__EXERCISE DESCRIPTION__
Transcribe all of the material exactly. Any picture in it should be left out.

__PROVIDED DATA__
------------------------------------------------------------------------

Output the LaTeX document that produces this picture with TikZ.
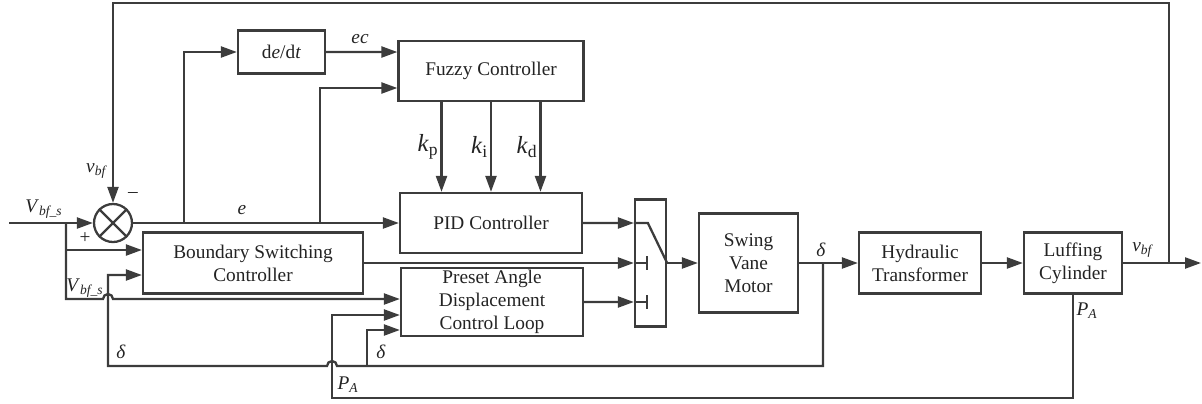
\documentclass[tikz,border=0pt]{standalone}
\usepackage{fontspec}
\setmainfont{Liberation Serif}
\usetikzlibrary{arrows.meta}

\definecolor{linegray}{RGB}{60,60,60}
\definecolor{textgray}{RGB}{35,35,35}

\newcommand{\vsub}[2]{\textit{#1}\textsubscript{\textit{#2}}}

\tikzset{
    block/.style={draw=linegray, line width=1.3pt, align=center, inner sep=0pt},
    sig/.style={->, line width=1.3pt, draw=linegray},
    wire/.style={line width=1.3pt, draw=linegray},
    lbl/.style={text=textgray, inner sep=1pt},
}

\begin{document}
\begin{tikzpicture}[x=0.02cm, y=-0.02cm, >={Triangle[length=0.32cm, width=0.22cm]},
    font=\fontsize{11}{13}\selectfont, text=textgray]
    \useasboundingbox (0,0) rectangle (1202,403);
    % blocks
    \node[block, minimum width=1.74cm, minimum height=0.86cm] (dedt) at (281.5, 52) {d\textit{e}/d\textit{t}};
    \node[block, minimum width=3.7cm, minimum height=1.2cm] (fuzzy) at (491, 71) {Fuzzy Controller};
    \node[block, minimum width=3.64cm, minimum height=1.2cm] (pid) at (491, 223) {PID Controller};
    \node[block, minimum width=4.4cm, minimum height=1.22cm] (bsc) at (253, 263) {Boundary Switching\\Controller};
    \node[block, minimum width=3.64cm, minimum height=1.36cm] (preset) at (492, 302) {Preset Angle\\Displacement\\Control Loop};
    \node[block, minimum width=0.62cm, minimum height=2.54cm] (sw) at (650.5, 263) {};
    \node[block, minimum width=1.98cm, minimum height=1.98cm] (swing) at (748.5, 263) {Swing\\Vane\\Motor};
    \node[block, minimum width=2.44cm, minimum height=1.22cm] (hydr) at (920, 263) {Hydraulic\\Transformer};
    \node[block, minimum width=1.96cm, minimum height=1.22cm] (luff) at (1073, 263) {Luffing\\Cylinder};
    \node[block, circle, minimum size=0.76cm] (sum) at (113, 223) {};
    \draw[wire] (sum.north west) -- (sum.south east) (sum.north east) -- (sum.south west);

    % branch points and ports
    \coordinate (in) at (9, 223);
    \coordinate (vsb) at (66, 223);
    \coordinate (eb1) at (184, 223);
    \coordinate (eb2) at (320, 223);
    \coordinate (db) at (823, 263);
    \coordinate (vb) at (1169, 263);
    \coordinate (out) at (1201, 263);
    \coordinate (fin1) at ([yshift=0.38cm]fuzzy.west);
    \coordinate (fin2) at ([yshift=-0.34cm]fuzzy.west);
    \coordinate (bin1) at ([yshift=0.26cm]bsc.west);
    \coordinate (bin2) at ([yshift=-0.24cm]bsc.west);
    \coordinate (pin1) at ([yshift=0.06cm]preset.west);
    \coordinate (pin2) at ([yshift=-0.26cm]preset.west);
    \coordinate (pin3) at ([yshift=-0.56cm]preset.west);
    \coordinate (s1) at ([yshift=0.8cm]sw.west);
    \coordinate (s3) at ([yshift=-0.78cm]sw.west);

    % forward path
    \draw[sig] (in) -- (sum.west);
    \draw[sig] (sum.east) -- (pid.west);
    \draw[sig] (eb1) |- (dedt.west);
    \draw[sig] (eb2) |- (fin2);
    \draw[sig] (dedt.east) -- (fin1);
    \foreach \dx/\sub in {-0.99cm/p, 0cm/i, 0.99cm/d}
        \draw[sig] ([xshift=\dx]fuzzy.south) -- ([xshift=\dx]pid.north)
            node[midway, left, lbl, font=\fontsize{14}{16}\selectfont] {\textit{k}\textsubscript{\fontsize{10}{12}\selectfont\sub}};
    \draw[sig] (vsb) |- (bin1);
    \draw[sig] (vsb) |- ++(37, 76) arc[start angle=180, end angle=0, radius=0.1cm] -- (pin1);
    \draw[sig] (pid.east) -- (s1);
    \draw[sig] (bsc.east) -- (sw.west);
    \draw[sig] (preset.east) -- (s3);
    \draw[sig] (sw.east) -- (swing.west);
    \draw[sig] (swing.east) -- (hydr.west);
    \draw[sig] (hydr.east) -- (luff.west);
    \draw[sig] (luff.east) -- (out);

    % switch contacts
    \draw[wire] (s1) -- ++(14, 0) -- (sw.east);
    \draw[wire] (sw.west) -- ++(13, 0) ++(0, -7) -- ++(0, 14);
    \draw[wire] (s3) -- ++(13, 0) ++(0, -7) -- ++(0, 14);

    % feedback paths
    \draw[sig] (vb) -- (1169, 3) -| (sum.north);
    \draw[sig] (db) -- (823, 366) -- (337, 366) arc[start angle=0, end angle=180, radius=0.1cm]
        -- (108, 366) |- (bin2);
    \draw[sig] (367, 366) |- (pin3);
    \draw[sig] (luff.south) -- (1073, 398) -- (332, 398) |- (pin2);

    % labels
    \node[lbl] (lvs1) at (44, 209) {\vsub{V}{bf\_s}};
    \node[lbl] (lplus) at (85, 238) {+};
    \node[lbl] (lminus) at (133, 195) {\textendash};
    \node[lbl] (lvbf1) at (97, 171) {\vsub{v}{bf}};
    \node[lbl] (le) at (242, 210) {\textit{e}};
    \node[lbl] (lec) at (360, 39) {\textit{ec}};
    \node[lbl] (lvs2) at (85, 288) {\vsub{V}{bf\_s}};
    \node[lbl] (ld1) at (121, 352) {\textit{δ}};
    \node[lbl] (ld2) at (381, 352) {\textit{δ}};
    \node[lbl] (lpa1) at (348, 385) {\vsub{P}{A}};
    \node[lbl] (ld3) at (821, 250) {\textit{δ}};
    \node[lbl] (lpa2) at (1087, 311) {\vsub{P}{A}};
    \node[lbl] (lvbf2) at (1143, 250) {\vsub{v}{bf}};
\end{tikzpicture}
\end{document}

------------------------------------------------------------------------

__RESULT OF THIS EXERCISE__
Output the LaTeX document that produces this picture with TikZ.
\documentclass[tikz,border=0pt]{standalone}
\usepackage{fontspec}
\setmainfont{Liberation Serif}
\usetikzlibrary{arrows.meta}

\definecolor{linegray}{RGB}{60,60,60}
\definecolor{textgray}{RGB}{35,35,35}

\newcommand{\vsub}[2]{\textit{#1}\textsubscript{\textit{#2}}}

\tikzset{
    block/.style={draw=linegray, line width=1.3pt, align=center, inner sep=0pt},
    sig/.style={->, line width=1.3pt, draw=linegray},
    wire/.style={line width=1.3pt, draw=linegray},
    lbl/.style={text=textgray, inner sep=1pt},
}

\begin{document}
\begin{tikzpicture}[x=0.02cm, y=-0.02cm, >={Triangle[length=0.32cm, width=0.22cm]},
    font=\fontsize{11}{13}\selectfont, text=textgray]
    \useasboundingbox (0,0) rectangle (1202,403);
    % blocks
    \node[block, minimum width=1.74cm, minimum height=0.86cm] (dedt) at (281.5, 52) {d\textit{e}/d\textit{t}};
    \node[block, minimum width=3.7cm, minimum height=1.2cm] (fuzzy) at (491, 71) {Fuzzy Controller};
    \node[block, minimum width=3.64cm, minimum height=1.2cm] (pid) at (491, 223) {PID Controller};
    \node[block, minimum width=4.4cm, minimum height=1.22cm] (bsc) at (253, 263) {Boundary Switching\\Controller};
    \node[block, minimum width=3.64cm, minimum height=1.36cm] (preset) at (492, 302) {Preset Angle\\Displacement\\Control Loop};
    \node[block, minimum width=0.62cm, minimum height=2.54cm] (sw) at (650.5, 263) {};
    \node[block, minimum width=1.98cm, minimum height=1.98cm] (swing) at (748.5, 263) {Swing\\Vane\\Motor};
    \node[block, minimum width=2.44cm, minimum height=1.22cm] (hydr) at (920, 263) {Hydraulic\\Transformer};
    \node[block, minimum width=1.96cm, minimum height=1.22cm] (luff) at (1073, 263) {Luffing\\Cylinder};
    \node[block, circle, minimum size=0.76cm] (sum) at (113, 223) {};
    \draw[wire] (sum.north west) -- (sum.south east) (sum.north east) -- (sum.south west);

    % branch points and ports
    \coordinate (in) at (9, 223);
    \coordinate (vsb) at (66, 223);
    \coordinate (eb1) at (184, 223);
    \coordinate (eb2) at (320, 223);
    \coordinate (db) at (823, 263);
    \coordinate (vb) at (1169, 263);
    \coordinate (out) at (1201, 263);
    \coordinate (fin1) at ([yshift=0.38cm]fuzzy.west);
    \coordinate (fin2) at ([yshift=-0.34cm]fuzzy.west);
    \coordinate (bin1) at ([yshift=0.26cm]bsc.west);
    \coordinate (bin2) at ([yshift=-0.24cm]bsc.west);
    \coordinate (pin1) at ([yshift=0.06cm]preset.west);
    \coordinate (pin2) at ([yshift=-0.26cm]preset.west);
    \coordinate (pin3) at ([yshift=-0.56cm]preset.west);
    \coordinate (s1) at ([yshift=0.8cm]sw.west);
    \coordinate (s3) at ([yshift=-0.78cm]sw.west);

    % forward path
    \draw[sig] (in) -- (sum.west);
    \draw[sig] (sum.east) -- (pid.west);
    \draw[sig] (eb1) |- (dedt.west);
    \draw[sig] (eb2) |- (fin2);
    \draw[sig] (dedt.east) -- (fin1);
    \foreach \dx/\sub in {-0.99cm/p, 0cm/i, 0.99cm/d}
        \draw[sig] ([xshift=\dx]fuzzy.south) -- ([xshift=\dx]pid.north)
            node[midway, left, lbl, font=\fontsize{14}{16}\selectfont] {\textit{k}\textsubscript{\fontsize{10}{12}\selectfont\sub}};
    \draw[sig] (vsb) |- (bin1);
    \draw[sig] (vsb) |- ++(37, 76) arc[start angle=180, end angle=0, radius=0.1cm] -- (pin1);
    \draw[sig] (pid.east) -- (s1);
    \draw[sig] (bsc.east) -- (sw.west);
    \draw[sig] (preset.east) -- (s3);
    \draw[sig] (sw.east) -- (swing.west);
    \draw[sig] (swing.east) -- (hydr.west);
    \draw[sig] (hydr.east) -- (luff.west);
    \draw[sig] (luff.east) -- (out);

    % switch contacts
    \draw[wire] (s1) -- ++(14, 0) -- (sw.east);
    \draw[wire] (sw.west) -- ++(13, 0) ++(0, -7) -- ++(0, 14);
    \draw[wire] (s3) -- ++(13, 0) ++(0, -7) -- ++(0, 14);

    % feedback paths
    \draw[sig] (vb) -- (1169, 3) -| (sum.north);
    \draw[sig] (db) -- (823, 366) -- (337, 366) arc[start angle=0, end angle=180, radius=0.1cm]
        -- (108, 366) |- (bin2);
    \draw[sig] (367, 366) |- (pin3);
    \draw[sig] (luff.south) -- (1073, 398) -- (332, 398) |- (pin2);

    % labels
    \node[lbl] (lvs1) at (44, 209) {\vsub{V}{bf\_s}};
    \node[lbl] (lplus) at (85, 238) {+};
    \node[lbl] (lminus) at (133, 195) {\textendash};
    \node[lbl] (lvbf1) at (97, 171) {\vsub{v}{bf}};
    \node[lbl] (le) at (242, 210) {\textit{e}};
    \node[lbl] (lec) at (360, 39) {\textit{ec}};
    \node[lbl] (lvs2) at (85, 288) {\vsub{V}{bf\_s}};
    \node[lbl] (ld1) at (121, 352) {\textit{δ}};
    \node[lbl] (ld2) at (381, 352) {\textit{δ}};
    \node[lbl] (lpa1) at (348, 385) {\vsub{P}{A}};
    \node[lbl] (ld3) at (821, 250) {\textit{δ}};
    \node[lbl] (lpa2) at (1087, 311) {\vsub{P}{A}};
    \node[lbl] (lvbf2) at (1143, 250) {\vsub{v}{bf}};
\end{tikzpicture}
\end{document}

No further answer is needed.